Ce projet d’entreprise, véritable acte de communication externe vis-à-vis des parties intéressées pour leur témoigner la prise en compte de leurs attentes, mais aussi interne vis-à-vis des managers pour les aider à réaliser leurs arbitrages, cette vision ainsi exprimée donne le sens sur la façon de « travailler ensemble, et pourquoi » à tous les acteurs.

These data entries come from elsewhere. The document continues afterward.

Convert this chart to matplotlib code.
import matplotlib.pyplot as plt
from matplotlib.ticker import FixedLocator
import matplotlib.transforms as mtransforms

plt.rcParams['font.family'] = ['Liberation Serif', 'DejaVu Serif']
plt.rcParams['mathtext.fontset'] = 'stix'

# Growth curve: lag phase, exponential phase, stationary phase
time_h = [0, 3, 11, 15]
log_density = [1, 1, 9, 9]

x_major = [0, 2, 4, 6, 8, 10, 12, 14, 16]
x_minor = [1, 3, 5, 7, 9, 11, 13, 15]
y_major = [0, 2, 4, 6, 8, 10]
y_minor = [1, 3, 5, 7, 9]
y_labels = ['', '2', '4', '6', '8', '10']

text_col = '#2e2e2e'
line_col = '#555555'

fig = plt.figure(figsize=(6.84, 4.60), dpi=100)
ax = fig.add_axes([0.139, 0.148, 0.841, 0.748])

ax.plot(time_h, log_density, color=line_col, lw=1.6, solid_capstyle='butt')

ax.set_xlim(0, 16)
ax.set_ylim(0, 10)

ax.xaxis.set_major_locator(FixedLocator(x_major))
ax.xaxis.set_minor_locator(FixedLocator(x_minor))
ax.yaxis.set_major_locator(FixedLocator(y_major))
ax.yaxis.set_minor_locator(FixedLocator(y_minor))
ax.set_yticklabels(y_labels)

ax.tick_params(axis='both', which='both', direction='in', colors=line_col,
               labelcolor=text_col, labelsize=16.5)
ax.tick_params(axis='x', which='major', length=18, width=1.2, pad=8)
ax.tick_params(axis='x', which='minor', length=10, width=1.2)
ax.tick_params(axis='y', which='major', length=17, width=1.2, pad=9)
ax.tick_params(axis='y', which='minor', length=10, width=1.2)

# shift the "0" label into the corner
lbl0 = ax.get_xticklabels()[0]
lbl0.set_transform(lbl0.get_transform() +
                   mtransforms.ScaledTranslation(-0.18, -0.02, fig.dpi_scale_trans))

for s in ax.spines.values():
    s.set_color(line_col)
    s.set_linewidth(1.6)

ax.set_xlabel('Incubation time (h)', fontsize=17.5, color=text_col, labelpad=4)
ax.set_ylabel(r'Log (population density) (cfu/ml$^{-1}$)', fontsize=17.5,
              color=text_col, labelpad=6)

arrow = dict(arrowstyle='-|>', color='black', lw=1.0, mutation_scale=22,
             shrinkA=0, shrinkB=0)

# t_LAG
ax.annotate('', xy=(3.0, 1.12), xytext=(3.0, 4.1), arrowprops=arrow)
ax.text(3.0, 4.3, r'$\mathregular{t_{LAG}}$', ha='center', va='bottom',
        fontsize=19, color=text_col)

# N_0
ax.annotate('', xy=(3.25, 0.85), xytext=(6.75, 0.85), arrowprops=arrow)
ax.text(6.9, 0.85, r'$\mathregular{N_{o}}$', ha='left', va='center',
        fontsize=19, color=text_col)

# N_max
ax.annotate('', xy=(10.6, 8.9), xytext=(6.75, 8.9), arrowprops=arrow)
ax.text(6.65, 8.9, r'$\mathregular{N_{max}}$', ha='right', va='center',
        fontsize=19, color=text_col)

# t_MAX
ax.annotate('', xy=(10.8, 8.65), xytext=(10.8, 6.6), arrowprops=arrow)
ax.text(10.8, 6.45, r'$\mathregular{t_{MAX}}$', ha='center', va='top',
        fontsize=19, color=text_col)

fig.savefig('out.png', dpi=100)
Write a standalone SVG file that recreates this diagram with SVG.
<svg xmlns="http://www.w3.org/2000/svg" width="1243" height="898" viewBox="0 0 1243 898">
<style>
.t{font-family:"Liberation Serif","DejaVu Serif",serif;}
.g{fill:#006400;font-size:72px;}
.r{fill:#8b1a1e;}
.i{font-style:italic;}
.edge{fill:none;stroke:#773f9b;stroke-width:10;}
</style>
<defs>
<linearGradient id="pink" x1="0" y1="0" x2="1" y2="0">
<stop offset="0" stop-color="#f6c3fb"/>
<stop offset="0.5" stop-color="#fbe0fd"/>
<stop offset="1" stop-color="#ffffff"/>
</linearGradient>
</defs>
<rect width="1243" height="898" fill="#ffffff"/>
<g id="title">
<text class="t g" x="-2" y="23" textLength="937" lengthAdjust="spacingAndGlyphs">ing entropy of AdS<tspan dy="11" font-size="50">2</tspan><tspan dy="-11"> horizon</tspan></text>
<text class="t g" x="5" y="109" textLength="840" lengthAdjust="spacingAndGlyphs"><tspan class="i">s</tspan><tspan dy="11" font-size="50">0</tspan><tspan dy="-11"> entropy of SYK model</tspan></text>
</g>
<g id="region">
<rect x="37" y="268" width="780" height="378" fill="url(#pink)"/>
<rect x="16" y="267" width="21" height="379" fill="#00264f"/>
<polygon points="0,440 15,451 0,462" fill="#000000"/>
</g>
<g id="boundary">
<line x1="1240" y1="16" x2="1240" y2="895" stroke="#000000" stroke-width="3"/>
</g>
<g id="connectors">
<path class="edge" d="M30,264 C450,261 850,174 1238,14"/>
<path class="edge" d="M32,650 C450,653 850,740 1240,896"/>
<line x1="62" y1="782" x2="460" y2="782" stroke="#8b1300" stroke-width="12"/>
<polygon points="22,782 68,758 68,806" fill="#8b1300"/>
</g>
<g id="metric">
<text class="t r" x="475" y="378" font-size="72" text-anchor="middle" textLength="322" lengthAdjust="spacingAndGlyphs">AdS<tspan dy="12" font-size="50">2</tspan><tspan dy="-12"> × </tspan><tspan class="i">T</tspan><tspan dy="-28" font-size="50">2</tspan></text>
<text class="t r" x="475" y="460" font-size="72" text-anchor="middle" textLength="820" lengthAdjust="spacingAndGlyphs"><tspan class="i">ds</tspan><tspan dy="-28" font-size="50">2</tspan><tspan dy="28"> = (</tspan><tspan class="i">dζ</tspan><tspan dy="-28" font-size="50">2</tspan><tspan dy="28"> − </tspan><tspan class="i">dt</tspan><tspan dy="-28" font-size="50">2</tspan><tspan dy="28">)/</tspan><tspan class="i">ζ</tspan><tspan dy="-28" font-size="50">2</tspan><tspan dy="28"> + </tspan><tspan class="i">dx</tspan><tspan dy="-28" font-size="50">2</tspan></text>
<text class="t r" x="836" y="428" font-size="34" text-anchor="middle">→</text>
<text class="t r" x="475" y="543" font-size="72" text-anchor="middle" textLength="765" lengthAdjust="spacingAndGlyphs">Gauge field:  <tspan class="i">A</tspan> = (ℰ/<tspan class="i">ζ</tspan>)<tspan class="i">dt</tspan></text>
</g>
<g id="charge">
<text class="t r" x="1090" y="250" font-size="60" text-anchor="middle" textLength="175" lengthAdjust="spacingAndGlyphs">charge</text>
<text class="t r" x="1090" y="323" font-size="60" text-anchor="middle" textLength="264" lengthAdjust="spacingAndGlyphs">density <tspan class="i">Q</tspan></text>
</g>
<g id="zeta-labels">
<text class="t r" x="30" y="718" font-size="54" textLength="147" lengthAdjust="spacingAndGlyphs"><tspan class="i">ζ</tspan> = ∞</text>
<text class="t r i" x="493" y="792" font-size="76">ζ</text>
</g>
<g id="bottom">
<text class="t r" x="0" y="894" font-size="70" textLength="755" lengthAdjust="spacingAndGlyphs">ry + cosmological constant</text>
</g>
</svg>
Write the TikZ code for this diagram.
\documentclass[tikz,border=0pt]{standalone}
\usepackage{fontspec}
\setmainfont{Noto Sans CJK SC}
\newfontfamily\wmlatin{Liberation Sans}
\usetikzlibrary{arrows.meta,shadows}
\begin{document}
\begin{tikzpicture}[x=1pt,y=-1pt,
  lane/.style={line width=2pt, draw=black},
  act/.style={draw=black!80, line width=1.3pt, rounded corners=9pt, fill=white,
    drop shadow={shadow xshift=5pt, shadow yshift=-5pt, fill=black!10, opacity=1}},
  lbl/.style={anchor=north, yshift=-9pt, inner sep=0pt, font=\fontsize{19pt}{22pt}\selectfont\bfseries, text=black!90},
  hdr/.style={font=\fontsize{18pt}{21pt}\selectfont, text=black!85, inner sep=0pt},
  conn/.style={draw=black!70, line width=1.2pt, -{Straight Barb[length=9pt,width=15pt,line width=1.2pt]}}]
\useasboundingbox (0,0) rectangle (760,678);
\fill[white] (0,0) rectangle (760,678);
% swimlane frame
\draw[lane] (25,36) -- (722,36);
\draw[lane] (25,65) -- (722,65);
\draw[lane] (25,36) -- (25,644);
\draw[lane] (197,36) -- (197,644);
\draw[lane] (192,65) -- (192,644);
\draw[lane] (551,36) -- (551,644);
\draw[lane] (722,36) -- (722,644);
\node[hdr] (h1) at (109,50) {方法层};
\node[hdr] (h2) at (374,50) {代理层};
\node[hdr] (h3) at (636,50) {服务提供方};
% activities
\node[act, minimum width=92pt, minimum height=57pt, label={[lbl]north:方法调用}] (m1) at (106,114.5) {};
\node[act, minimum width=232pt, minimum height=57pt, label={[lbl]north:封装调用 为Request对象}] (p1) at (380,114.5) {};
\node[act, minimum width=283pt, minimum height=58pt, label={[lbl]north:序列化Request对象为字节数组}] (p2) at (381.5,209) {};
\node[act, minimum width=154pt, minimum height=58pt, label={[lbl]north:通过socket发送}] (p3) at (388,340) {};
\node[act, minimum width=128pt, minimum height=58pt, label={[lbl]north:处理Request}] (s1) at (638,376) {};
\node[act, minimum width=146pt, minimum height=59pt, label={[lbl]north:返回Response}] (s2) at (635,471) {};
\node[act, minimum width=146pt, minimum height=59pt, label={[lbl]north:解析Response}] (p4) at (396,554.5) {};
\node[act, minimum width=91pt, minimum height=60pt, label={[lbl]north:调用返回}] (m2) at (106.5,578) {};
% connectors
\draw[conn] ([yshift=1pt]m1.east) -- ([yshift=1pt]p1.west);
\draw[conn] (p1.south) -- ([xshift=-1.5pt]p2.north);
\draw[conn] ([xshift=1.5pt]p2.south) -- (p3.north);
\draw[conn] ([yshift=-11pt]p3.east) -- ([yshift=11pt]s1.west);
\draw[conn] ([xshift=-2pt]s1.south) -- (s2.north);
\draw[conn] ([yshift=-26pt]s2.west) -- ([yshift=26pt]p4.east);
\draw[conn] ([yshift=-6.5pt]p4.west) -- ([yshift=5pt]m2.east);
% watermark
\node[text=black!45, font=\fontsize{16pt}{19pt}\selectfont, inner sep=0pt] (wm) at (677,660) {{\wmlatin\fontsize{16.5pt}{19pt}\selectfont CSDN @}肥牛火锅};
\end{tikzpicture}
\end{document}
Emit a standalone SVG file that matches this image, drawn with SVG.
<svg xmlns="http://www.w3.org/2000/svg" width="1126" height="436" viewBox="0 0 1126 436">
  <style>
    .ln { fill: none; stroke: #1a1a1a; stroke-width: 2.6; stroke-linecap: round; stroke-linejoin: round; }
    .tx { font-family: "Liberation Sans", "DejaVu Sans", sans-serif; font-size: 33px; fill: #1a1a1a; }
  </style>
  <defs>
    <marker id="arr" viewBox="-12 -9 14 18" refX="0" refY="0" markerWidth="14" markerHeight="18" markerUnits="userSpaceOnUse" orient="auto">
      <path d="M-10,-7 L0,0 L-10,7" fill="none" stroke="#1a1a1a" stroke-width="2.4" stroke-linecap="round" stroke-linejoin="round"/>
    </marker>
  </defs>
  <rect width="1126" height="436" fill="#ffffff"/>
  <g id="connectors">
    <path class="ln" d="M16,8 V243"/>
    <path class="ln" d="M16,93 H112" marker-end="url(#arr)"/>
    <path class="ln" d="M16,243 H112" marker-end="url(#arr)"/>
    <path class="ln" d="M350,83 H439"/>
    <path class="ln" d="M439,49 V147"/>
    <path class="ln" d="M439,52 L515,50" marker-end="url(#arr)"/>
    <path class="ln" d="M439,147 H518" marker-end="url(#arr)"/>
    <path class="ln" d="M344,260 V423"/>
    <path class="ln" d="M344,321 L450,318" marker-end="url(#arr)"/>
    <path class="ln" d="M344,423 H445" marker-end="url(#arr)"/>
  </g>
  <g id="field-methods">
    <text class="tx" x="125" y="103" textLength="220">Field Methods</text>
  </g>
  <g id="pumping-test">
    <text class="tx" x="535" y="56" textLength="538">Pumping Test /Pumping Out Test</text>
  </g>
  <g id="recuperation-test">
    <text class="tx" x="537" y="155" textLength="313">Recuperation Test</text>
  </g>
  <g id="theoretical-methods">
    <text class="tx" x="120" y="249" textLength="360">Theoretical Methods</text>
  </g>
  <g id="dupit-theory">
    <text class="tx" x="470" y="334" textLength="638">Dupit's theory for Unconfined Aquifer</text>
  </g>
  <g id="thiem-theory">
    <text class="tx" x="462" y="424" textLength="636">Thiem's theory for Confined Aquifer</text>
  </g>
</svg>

Elle permettra de développer, si l’entreprise le juge nécessaire (par sa taille notamment), et via le prisme du Développement Durable qui impacte le contenu des politiques, des politiques thématiques (dont SST), cohérentes et complémentaires quant au « pourquoi » et définissant le « comment ». La direction générale de l’entreprise est gardienne de cette cohérence.
-
A RETENIR
Ces référentiels exigent un formalisme qui peut faire que l’entreprise passe beaucoup d’énergie à maintenir des formulaires et peu de temps à travailler effectivement sur le terrain à l’amélioration de ses façons de faire.
-
EN SAVOIR PLUS
La certification souvent recherchée par la direction et donnée comme objectif à l’expert porteur du domaine est délivrée à travers une relation marchande entre l’entreprise et son organisme auditeur, ce qui peut générer des difficultés d’indépendance. D’autant que ces organismes sont en principe « accrédités », c’est-à-dire autoriser car possédant des pratiques vertueuses à délivrer des certificats.